L'article 131-38 du code pénal prévoit que le taux maximal de l'amende applicable aux personnes morales est égal à cinq fois le taux applicable aux personnes physiques.

L'article 132-13 vient apporter deux exceptions à cette règle. Ainsi, le taux de l'amende prononcée contre une personne morale peut atteindre dix fois celui qui est prévu par la loi pour les personnes physiques , lorsqu'une personne morale, déjà condamnée définitivement pour un crime ou pour un délit puni par la loi en ce qui concerne les personnes physiques de 700.000 F d'amende, engage sa responsabilité pénale, dans le délai de dix ans à compter de l'expiration ou de la prescription de la précédente peine, pour un délit puni de la même peine.

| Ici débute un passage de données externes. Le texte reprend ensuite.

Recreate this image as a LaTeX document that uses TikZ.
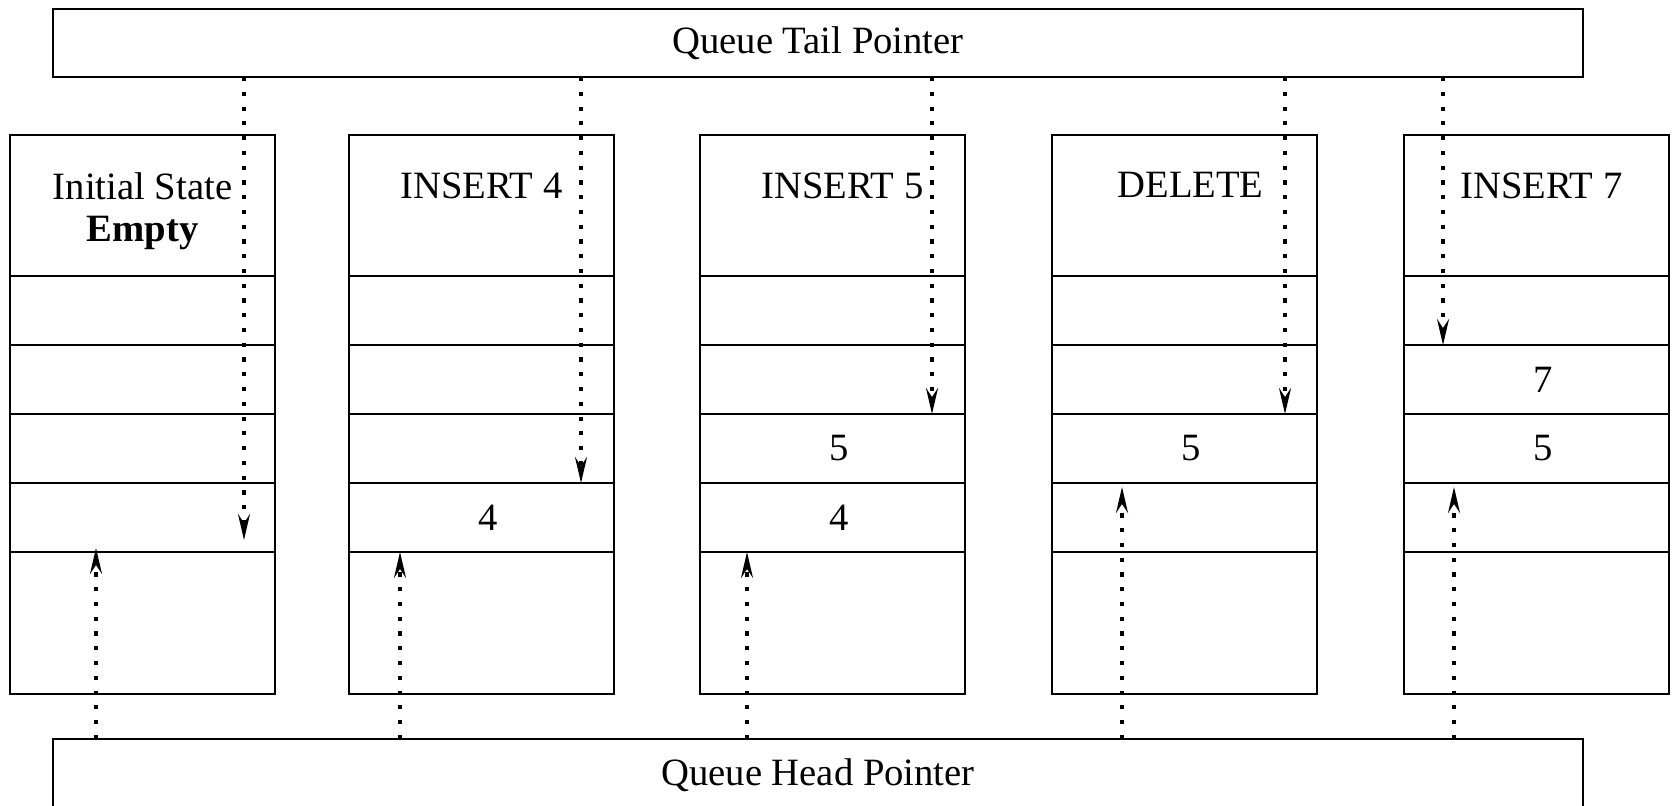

De même, le taux de l'amende prononcée contre une personne morale peut atteindre dix fois celui qui est prévu par la loi pour les personnes physiques, lorsqu'une personne morale, déjà condamnée définitivement pour un crime ou pour un délit puni par la loi en ce qui concerne les personnes physiques de 700.000 F d'amende, engage sa responsabilité pénale, dans le délai de cinq ans à compter de l'expiration ou de la prescription de la précédente peine, pour un délit puni par la loi en ce qui concerne les personnes physiques d'une peine d'amende supérieure à 100.000 F.

A l'initiative du Gouvernement, l'Assemblée nationale a modifié cet article. Elle a tout d'abord prévu que le taux de l'amende pourrait être dix fois celui prévu par la loi dès lors qu'une personne morale, déjà condamnée pour un crime ou un délit puni en ce qui concerne les personnes physiques de 700.000 F d'amende, voit sa responsabilité engagée pour un délit puni par la loi en ce qui concerne les personnes physiques d'une peine d'amende d'au moins 100.000 F ( et non plus supérieure à 100.000 F ).

Elle a en outre prévu que, dans les cas mentionnés à l'article 132-13, la personne morale pourrait se voir infliger les peines prévues à l'article 131-39 et non seulement une peine d'amende augmentée.

Même s'il semble que l'article 132-13 du code pénal n'ait à ce jour jamais été appliqué par une juridiction, ces aggravations de peines pourraient à l'avenir avoir une utilité si le nombre de poursuites à l'encontre des personnes morales venait à augmenter.

Votre commission vous propose d'adopter l'article 2 quaterdecies sans modification.